MICROBIAL CYCLING OF SULFUR AND IRON CONTRIBUTES TO POOR WATER QUALITY IN SPRING CREEK RESERVOIR, DOWNSTREAM OF IRON MOUNTAIN MINE, CALIFORNIA

Spring Creek Debris Dam (SCDD) was constructed in 1963 to capture metal-rich sediments and to regulate runoff from the Iron Mountain mining complex in Shasta County, California. The formation of Spring Creek Reservoir (SCR) by SCDD had the net effect of improving water quality downstream. Since the early 1990s, remediation upstream at the Iron Mountain Mine Superfund site has greatly improved the quality of water flowing into the reservoir. However, when the water level in SCR is below 720 ft above sea level, the reservoir becomes acidic (pH < 5) and rich in dissolved Fe and Cu. Sediments deposited in the reservoir are likely sources of the metals and acidity. To test this hypothesis and determine biogeochemical processes, we collected a series of sediment cores surrounding the 720 ft reservoir level and examined microbial communities and mineralogy. Principal component analysis revealed that microbial communities within the cores formed two distinct groups: those near 720 ft (low-elevation cores), and those at higher elevations. The low-elevation cores were enriched in sulfate-reducing taxa and contained higher concentrations of Fe- and S-bearing minerals than the high-elevation cores. Based on these data, we developed a conceptual model to explain why pH decreases and metal concentrations increase at low reservoir levels.
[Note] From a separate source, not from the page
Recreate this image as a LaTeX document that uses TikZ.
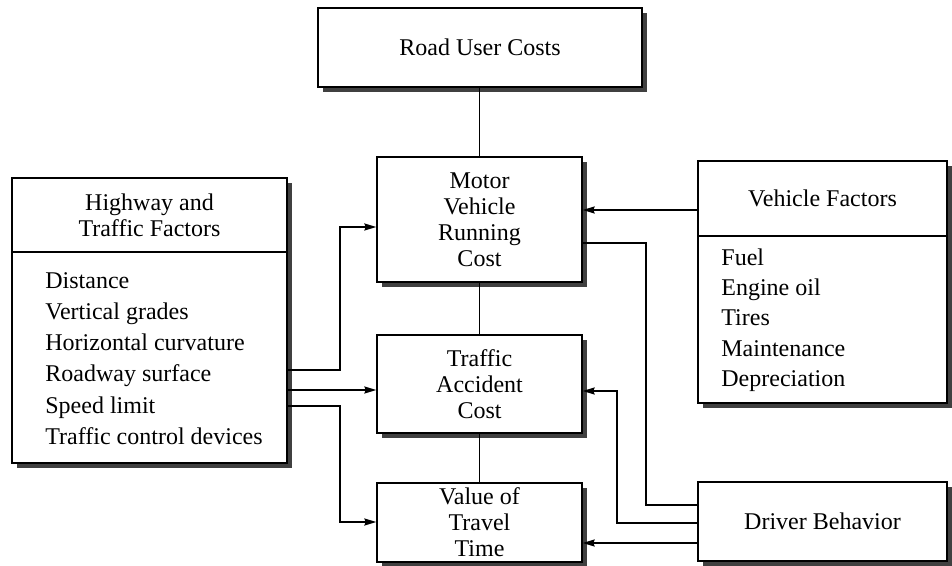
\documentclass[tikz,border=0pt]{standalone}
\usepackage{fontspec}
\setmainfont{Liberation Serif}
\usetikzlibrary{arrows.meta, calc, shadows}
\tikzset{%
    blk/.style={rectangle, draw, line width=0.8pt, fill=white, align=center, inner sep=2pt,
        font=\fontsize{12}{13}\selectfont,
        drop shadow={shadow xshift=2.5pt, shadow yshift=-2.5pt, fill=black!75, opacity=1}},
    hdr/.style={align=center, inner sep=0pt, font=\fontsize{12}{13}\selectfont},
    lst/.style={anchor=north west, align=left, inner sep=0pt, font=\fontsize{12}{15.6}\selectfont},
    sec/.style={line width=0.6pt},
    seca/.style={line width=0.6pt, -{Stealth[length=6pt, width=3.6pt, inset=0.8pt]}},
}

\begin{document}
\begin{tikzpicture}[x=0.5pt, y=-0.5pt]
    \useasboundingbox (0,0) rectangle (952,566);
    % cost boxes
    \node [blk, minimum width=162pt, minimum height=39.5pt] (ruc) at (480,47.5) {Road User Costs};
    \node [blk, minimum width=102.5pt, minimum height=62.5pt] (mv) at (479.5,219.5) {Motor\\Vehicle\\Running\\Cost};
    \node [blk, minimum width=102.5pt, minimum height=49pt] (tac) at (479.5,384) {Traffic\\Accident\\Cost};
    \node [blk, minimum width=102.5pt, minimum height=39.5pt] (vtt) at (479.5,522.5) {Value of\\Travel\\Time};
    % factor boxes
    \node [blk, minimum width=137.5pt, minimum height=142.5pt] (hw) at (149.5,320.5) {};
    \node [hdr] (hwh) at (149.5,215) {Highway and\\Traffic Factors};
    \draw [line width=0.8pt] (hw.west |- 0,252) -- (hw.east |- 0,252);
    \node [lst] (hwl) at (45,272) {Distance\\Vertical grades\\Horizontal curvature\\Roadway surface\\Speed limit\\Traffic control devices};
    \node [blk, minimum width=124.5pt, minimum height=121pt] (vf) at (822.5,282) {};
    \node [hdr] (vfh) at (822.5,198.5) {Vehicle Factors};
    \draw [line width=0.8pt] (vf.west |- 0,236) -- (vf.east |- 0,236);
    \node [lst, font=\fontsize{12}{15.2}\selectfont] (vfl) at (721,248) {Fuel\\Engine oil\\Tires\\Maintenance\\Depreciation};
    \node [blk, minimum width=124.5pt, minimum height=39.5pt] (dr) at (822.5,521.5) {Driver Behavior};
    % connectors
    \draw [sec] (ruc.south -| mv.north) -- (mv.north);
    \draw [sec] (mv.south) -- (tac.north);
    \draw [sec] (tac.south) -- (vtt.north);
    \draw [seca] (hw.east |- 0,370) -| (340,227) -- (mv.west |- 0,227);
    \draw [seca] (hw.east |- 0,390) -- (tac.west |- 0,390);
    \draw [seca] (hw.east |- 0,406) -| (340,522) -- (vtt.west |- 0,522);
    \draw [seca] (vf.west |- 0,210) -- (mv.east |- 0,210);
    \draw [sec] (mv.east |- 0,243) -| (646,505) -- (dr.west |- 0,505);
    \draw [seca] (dr.west |- 0,523) -| (617,391) -- (tac.east |- 0,391);
    \draw [seca] (dr.west |- 0,543) -- (vtt.east |- 0,543);
\end{tikzpicture}
\end{document}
In our model, groundwater flow is affected by SCR water level and the hydraulic head surrounding SCR. At high water levels, oxygenated ground water does not penetrate as far into the reservoir bed sediments as it does at low water levels. When the SCR water level is high, sulfate-reducing bacteria reduce sulfate in anoxic sediments and the resulting hydrogen sulfide reacts with Fe(II) in the pore water (formed by Fe(III)-reducing microbes) to form Fe-sulfide minerals. When the reservoir level is low, the hydraulic head pushes oxygenated ground water into reservoir bed sediments, and surficial sediments are drained of their pore water and exposed to the atmosphere. The resulting oxidation of Fe-sulfide minerals and of residual Fe(II) in pore water generates acidic, metal-laden water in these conditions.